En effet, quand une entreprise réalise des bénéfices, ceux-ci sont évidemment soumis en priorité à l'impôt sur les sociétés, puis éventuellement distribués en tout ou partie aux associés ou actionnaires. Ce principe général est ensuite infléchi par les différents dispositifs législatifs qui régissent la participation attribuée aux salariés. L'objectif principal est de permettre aux employeurs d'intéresser leurs salariés aux performances de l'entreprise sous la forme d'une participation aux bénéfices, dans des conditions fiscales et sociales privilégiées.
Dès lors que la distribution des « bonus » constitue à l'évidence une forme de participation allouée aux salariés, il est proposé :
- d'interdire pendant une durée de cinq ans la libre utilisation des « bonus » ;
- de prévoir le réinvestissement de ces sommes dans des activités non bancaires ou financières liées notamment à la création d'emplois, à la recherche et à l'innovation.
Bien évidemment, il ne s'agit pas pour les auteurs de la présente proposition de loi d'approuver en quoi que ce soit la pratique dite des « bonus », que l'opinion publique condamne assez largement. Mais dès lors que cette pratique existe dans les économies occidentales et qu'on ne sait pas comment elle pourrait être interdite sans violer les principes du droit du travail et de la libre négociation des salaires, les auteurs du texte proposé estiment qu'il convient plutôt de l'encadrer et de la réglementer.
Tels sont les objets de la présente proposition de loi que nous vous demandons de bien vouloir examiner et adopter.
PROPOSITION DE LOI
Article 1 er
Après le titre I er du livre III de la troisième partie du code du travail, il est inséré un titre I er bis ainsi rédigé :
« Titre 1 er bis
« Rémunérations exceptionnelles liées aux activités financières des « établissements bancaires
« Art. L. 3316-1. - Les salariés des établissements bancaires et de leurs filiales chargés des opérations de marchés bénéficient, chaque année s'il y a lieu, d'une participation aux performances de ces activités.
« Le montant de ces rémunérations exceptionnelles et des gains complémentaires concernés est fixé chaque année par le conseil d'administration des établissements intéressés.
« Ces rémunérations et gains ont un caractère aléatoire. Ils sont facultatifs et institués par voie d'accord avec les organisations professionnelles et syndicales représentatives.
« Ces accords fixent les modalités de calcul de cette participation qui tient compte des résultats et des performances des établissements bancaires et de chacun des bénéficiaires.
« Un abattement pour risque bancaire peut être opéré sur le montant global des sommes distribuées.
« Art. L. 3316-2. - L'accord visé à l'article L. 3316-1 est fixé selon les mêmes modalités que celles prévues pour l'intéressement aux articles L. 3312-5, L. 3312-6 et L. 3312-7.

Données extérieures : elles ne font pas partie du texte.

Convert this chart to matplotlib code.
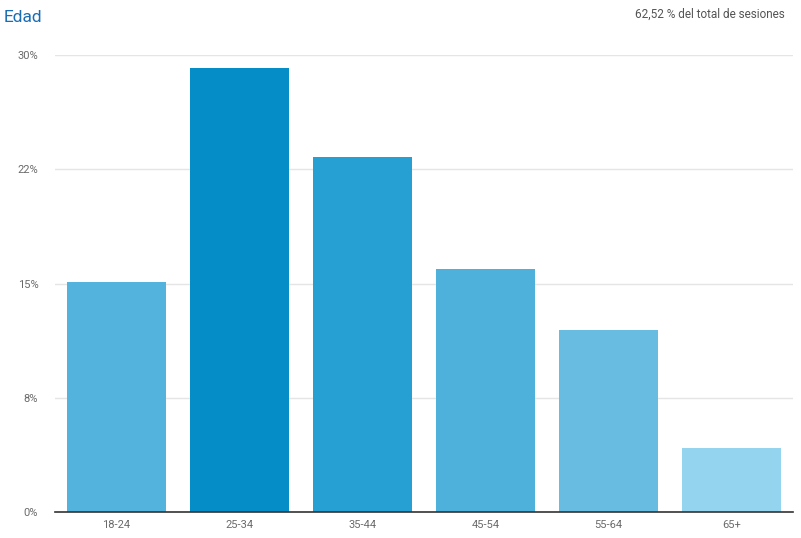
import matplotlib
matplotlib.use("Agg")
import matplotlib.pyplot as plt

categories = ["18-24", "25-34", "35-44", "45-54", "55-64", "65+"]
values = [15.1, 29.15, 23.3, 15.95, 11.95, 4.2]
bar_colors = ["#53B3DC", "#058DC7", "#269FD3", "#4EB1DB", "#68BCE1", "#95D4EE"]
yticks = [0, 7.5, 15, 22.5, 30]
ytick_labels = ["0%", "8%", "15%", "22%", "30%"]

plt.rcParams['font.family'] = ['Roboto', 'DejaVu Sans']

fig = plt.figure(figsize=(8.01, 5.38), dpi=100)
ax = fig.add_axes([55/801, 26/538, (793-55)/801, (512-55)/538])

x = list(range(len(categories)))
ax.bar(x, values, width=0.8, color=bar_colors, zorder=3)
ax.set_xlim(-0.5, len(categories) - 0.5)
ax.set_ylim(0, 30)
ax.set_yticks(yticks)
ax.set_yticklabels(ytick_labels)
ax.set_xticks(x)
ax.set_xticklabels(categories)
ax.grid(axis='y', color='#E5E5E5', linewidth=1, zorder=0)
for s in ['top', 'right', 'left']:
    ax.spines[s].set_visible(False)
ax.spines['bottom'].set_color('#333333')
ax.spines['bottom'].set_linewidth(1.2)
ax.spines['bottom'].set_zorder(4)
ax.tick_params(axis='both', length=0, labelsize=8, labelcolor='#6A6A6A')
ax.tick_params(axis='y', pad=12)
ax.tick_params(axis='x', pad=6)

fig.text(4/801, 1 - 17/538, "Edad", color='#1A6DB3', fontsize=12.5, va='center', ha='left')
fig.text(785/801, 1 - 14/538, "62,52 % del total de sesiones", color='#555555', fontsize=8.5, va='center', ha='right')

fig.savefig("out.png", dpi=100)
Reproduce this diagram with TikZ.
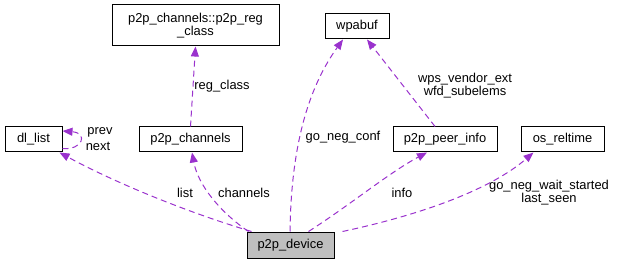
\documentclass[tikz,border=0pt]{standalone}
\usepackage{fontspec}
\setmainfont{Liberation Sans}
\usetikzlibrary{arrows.meta,calc}
\definecolor{edgecol}{HTML}{9A32CD}
\definecolor{focusfill}{HTML}{BFBFBF}
\begin{document}
\begin{tikzpicture}[x=1pt,y=-1pt,
  every node/.style={font=\fontsize{12.9}{13.5}\selectfont, inner sep=0pt},
  cls/.style={draw=black, line width=1pt, fill=white, minimum height=25pt, align=center},
  edge/.style={draw=edgecol, line width=1pt, dash pattern=on 6pt off 4pt,
    -{Triangle[length=10pt,width=8pt,fill=edgecol]}},
  lbl/.style={align=center, text=black}]
  \useasboundingbox (0,0) rectangle (617,264);

  % class boxes
  \node[cls, minimum width=57pt] (dl) at (33.5,139.5) {dl\_list};
  \node[cls, minimum width=103pt] (ch) at (190.5,139.5) {p2p\_channels};
  \node[cls, minimum width=167pt, minimum height=41pt] (rc) at (195.5,25.5)
    {p2p\_channels::p2p\_reg\\\_class};
  \node[cls, minimum width=64pt] (wb) at (357,26.5) {wpabuf};
  \node[cls, minimum width=104pt] (pi) at (445,139.5) {p2p\_peer\_info};
  \node[cls, minimum width=83pt] (rt) at (562.5,139.5) {os\_reltime};
  \node[cls, minimum width=87pt, minimum height=26pt, fill=focusfill] (dev) at (290.5,245) {p2p\_device};

  % self reference of dl_list
  \draw[edge] ($(dl.east)+(0,9)$) .. controls +(20,2) and +(26,2) .. ($(dl.east)+(0,-8.5)$);
  \node[lbl] (lprev) at (100,132) {prev};
  \node[lbl] (lnext) at (98,146.5) {next};

  % members of p2p_device
  \draw[edge] ($(dev.north west)+(5,0)$) .. controls (180,210) and (110,180) .. ($(dl.south east)+(-3,0)$);
  \node[lbl] (llist) at (185,192.5) {list};

  \draw[edge] ($(dev.north west)+(2,0)$) .. controls (220,212) and (198,185) .. ($(ch.south)+(1.5,0)$);
  \node[lbl] (lch) at (244,192.5) {channels};

  \draw[edge] (ch.north) -- (rc.south);
  \node[lbl] (lrc) at (222,86) {reg\_class};

  \draw[edge] ($(dev.north)+(-0.5,0)$) .. controls (291,160) and (303,95) .. ($(wb.south)+(-14,0)$);
  \node[lbl] (lgnc) at (343,137.5) {go\_neg\_conf};

  \draw[edge] ($(pi.north)+(-10,0)$) -- ($(wb.south)+(10,0)$);
  \node[lbl] (lwps) at (465,85.5) {wps\_vendor\_ext\\wfd\_subelems};

  \draw[edge] ($(dev.north)+(18,0)$) .. controls (350,205) and (390,172) .. ($(pi.south)+(-18,0)$);
  \node[lbl] (linfo) at (402,192.5) {info};

  \draw[edge] ($(dev.north east)+(8,0)$) .. controls (420,215) and (490,190) .. ($(rt.south)+(-29,0)$);
  \node[lbl] (lrt) at (549,192.5) {go\_neg\_wait\_started\\last\_seen};
\end{tikzpicture}
\end{document}
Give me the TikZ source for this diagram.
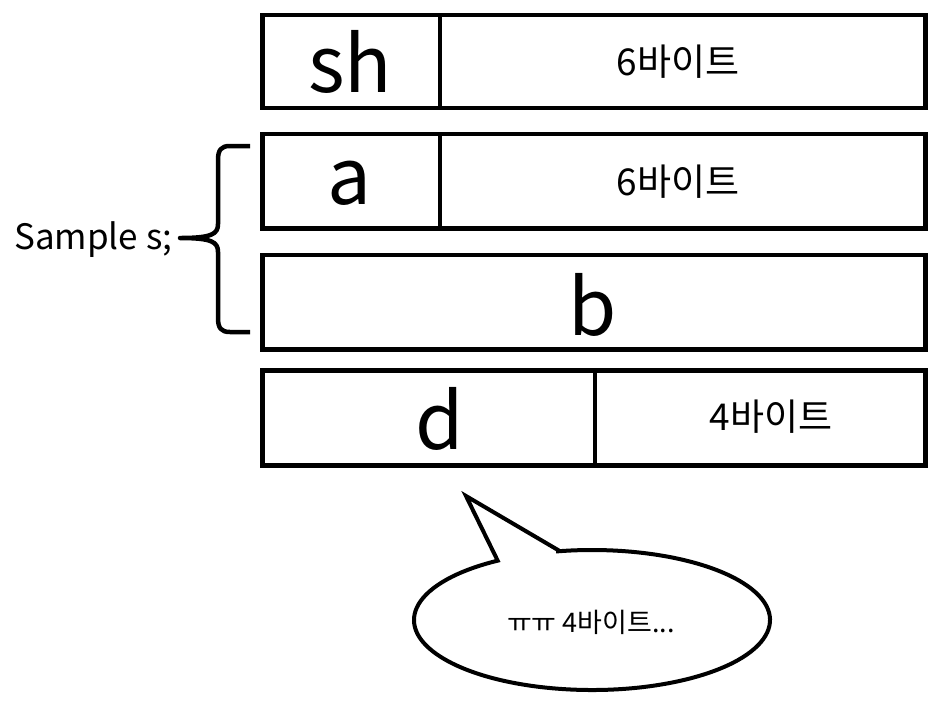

Il détermine notamment, outre l'abattement pour risque bancaire visé à l'article L. 3316-1 :
« - La période pour laquelle il est conclu ;
« - Les modalités de calcul et les critères de répartition dans le respect des dispositions prévues aux articles L. 3314-1 à L. 3314-8 pour l'intéressement ;
« - La ou les dates de versement ;
« - Les conditions dans lesquelles les représentants du personnel disposent des moyens d'information nécessaires sur les conditions d'application des clauses de l'accord ;
« - Les procédures convenues pour régler les différends pouvant surgir dans l'application de l'accord ou lors de sa révision.
« Art. L.3316-3 . - Les sommes distribuées en application de l'article L. 3316-1 sont affectées dès leur versement au financement d'entreprises ou d'établissements publics ou privés, afin de soutenir leurs investissements créateurs d'emplois, la recherche et l'innovation, ainsi que les domaines de leur activité présentant un intérêt national et définis par décret.
« Les sommes concernées ne peuvent être perçues directement par leurs bénéficiaires pendant un délai de cinq ans à compter de leur versement. Les bénéficiaires peuvent toutefois décider de changer, pendant cette période, l'affectation de tout ou partie de leur versement.
« Aucun versement ne peut être effectué dans des entreprises publiques ou privées dans lesquelles un établissement bancaire ou financier est actionnaire, sauf s'il ne dispose pas de minorité de blocage.
« Art. L. 3316-4. - Un décret en Conseil d'État détermine les conditions liées à la situation ou aux projets du salarié dans lesquelles les droits au versement peuvent être exceptionnellement liquidés ou transférés avant l'expiration du délai de cinq ans prévu à l'article L. 3316-3.
« De même, lorsque survient une modification de la situation juridique de l'établissement concerné par fusion, cession ou scission, rendant impossible l'application d'un accord visé aux articles L. 3316-1 et L. 3316-2, cet accord cesse de produire effet entre le nouvel employeur et le personnel de l'entreprise.
« En l'absence d'accord applicable à la nouvelle entreprise, celle-ci engage, dans un délai de six mois à compter de la clôture de l'exercice au cours duquel est intervenue la modification, une négociation en vue de la conclusion d'un nouvel accord selon les modalités visées à l'article L. 3316-2. »
Article 2
Un décret en Conseil d'État détermine les modalités d'application de la présente loi.
Article 3
Les dispositions du 1° du 1 de l'article 39, du 5° du 3 de l'article 158 et de l'article 237 ter A du code général des impôts et les dispositions concernant les régimes obligatoires de sécurité sociale et de retraite du code de la sécurité sociale sont applicables à la part variable des rémunérations des opérateurs des marchés financiers visés par la présente loi.
Article 4
Les pertes de recettes résultant pour l'État de la présente loi sont compensées à due concurrence par la création d'une taxe additionnelle aux droits prévus par les articles 575 et 575 A du code général des impôts.